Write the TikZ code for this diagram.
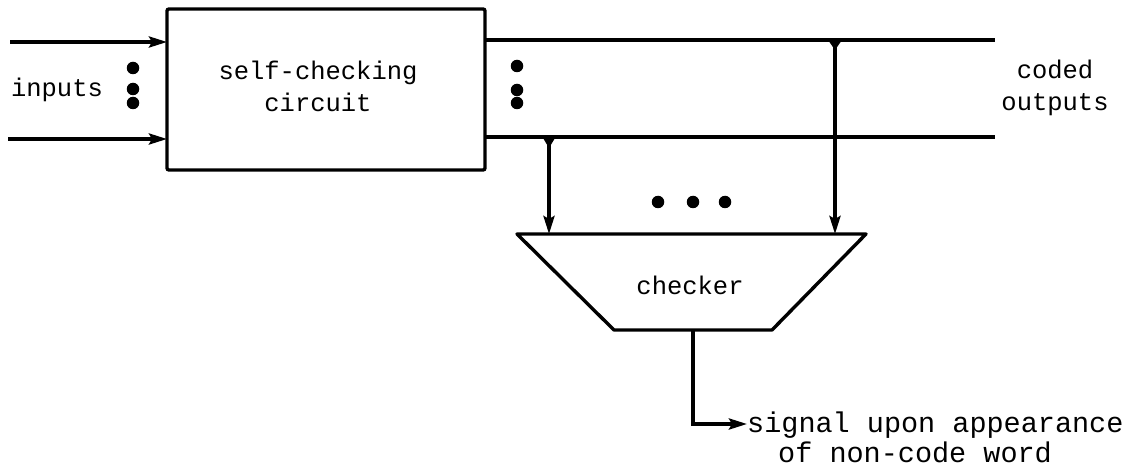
\documentclass[tikz,border=0pt]{standalone}
\usepackage{fontspec}
\setmonofont{Liberation Mono}
\usetikzlibrary{arrows.meta}
\begin{document}
\begin{tikzpicture}[x=1pt,y=-1pt,
  wire/.style={line width=3.4pt},
  sig/.style={wire,-{Stealth[length=18pt,width=11pt,inset=3pt]}},
  lbl/.style={font=\ttfamily\fontsize{25.5}{32}\selectfont,align=center,inner sep=0pt},
  biglbl/.style={lbl,font=\ttfamily\fontsize{28.5}{30}\selectfont,align=left},
  blob/.style={circle,fill=black,inner sep=0pt,minimum size=12.5pt},
  tick/.style={fill=black}]
\useasboundingbox (0,0) rectangle (1131,470);

% self-checking circuit block
\draw[wire,rounded corners=2pt] (167,9) rectangle (485,170);
\node[lbl] (scc) at (318,86) {self-checking\\circuit};

% input lines
\coordinate (i1) at (10,42);
\coordinate (i2) at (8,139);
\draw[sig] (i1) -- (167,42);
\draw[sig] (i2) -- (167,139);
\node[lbl] (inp) at (57,90) {inputs};
\node[blob] (id1) at (133,68) {};
\node[blob] (id2) at (133,89) {};
\node[blob] (id3) at (133,103) {};

% coded output lines
\coordinate (o1a) at (486,40);
\coordinate (o1b) at (995,40);
\coordinate (o2a) at (486,137);
\coordinate (o2b) at (995,137);
\draw[wire] (o1a) -- (o1b);
\draw[wire] (o2a) -- (o2b);
\node[blob] (od1) at (517,66) {};
\node[blob] (od2) at (517,90) {};
\node[blob] (od3) at (517,103) {};
\node[lbl] (cod) at (1055,88) {coded\\outputs};

% checker
\coordinate (t1) at (517,234);
\coordinate (t2) at (866,234);
\coordinate (t3) at (772,330);
\coordinate (t4) at (614,330);
\draw[wire,line join=round] (t1) -- (t2) -- (t3) -- (t4) -- cycle;
\node[lbl] (chk) at (690,285) {checker};

% taps to the checker
\coordinate (tapL) at (549,137);
\coordinate (tapR) at (835,40);
\draw[sig] (tapL) -- (549,234);
\draw[sig] (tapR) -- (835,234);
\fill[tick] (543,138) -- (555,138) -- (549,148) -- cycle;
\fill[tick] (828,40) -- (842,40) -- (835,50) -- cycle;
\node[blob] (cd1) at (658,202) {};
\node[blob] (cd2) at (693,202) {};
\node[blob] (cd3) at (725,202) {};

% error signal
\coordinate (eo) at (693,330);
\coordinate (ec) at (693,424);
\node[biglbl,anchor=west] (sg) at (747,437) {signal upon appearance\\\hspace*{31pt}of non-code word};
\draw[sig] (eo) -- (ec) -- (sg.west |- ec);
\end{tikzpicture}
\end{document}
....
Omit the pictures, then repeat exactly each line from the beginning of the listing through the line with "(id3) at (133,103)".

Write the TikZ code for this diagram.
\documentclass[tikz,border=0pt]{standalone}
\usepackage{fontspec}
\setmonofont{Liberation Mono}
\usetikzlibrary{arrows.meta}
\begin{document}
\begin{tikzpicture}[x=1pt,y=-1pt,
  wire/.style={line width=3.4pt},
  sig/.style={wire,-{Stealth[length=18pt,width=11pt,inset=3pt]}},
  lbl/.style={font=\ttfamily\fontsize{25.5}{32}\selectfont,align=center,inner sep=0pt},
  biglbl/.style={lbl,font=\ttfamily\fontsize{28.5}{30}\selectfont,align=left},
  blob/.style={circle,fill=black,inner sep=0pt,minimum size=12.5pt},
  tick/.style={fill=black}]
\useasboundingbox (0,0) rectangle (1131,470);

% self-checking circuit block
\draw[wire,rounded corners=2pt] (167,9) rectangle (485,170);
\node[lbl] (scc) at (318,86) {self-checking\\circuit};

% input lines
\coordinate (i1) at (10,42);
\coordinate (i2) at (8,139);
\draw[sig] (i1) -- (167,42);
\draw[sig] (i2) -- (167,139);
\node[lbl] (inp) at (57,90) {inputs};
\node[blob] (id1) at (133,68) {};
\node[blob] (id2) at (133,89) {};
\node[blob] (id3) at (133,103) {};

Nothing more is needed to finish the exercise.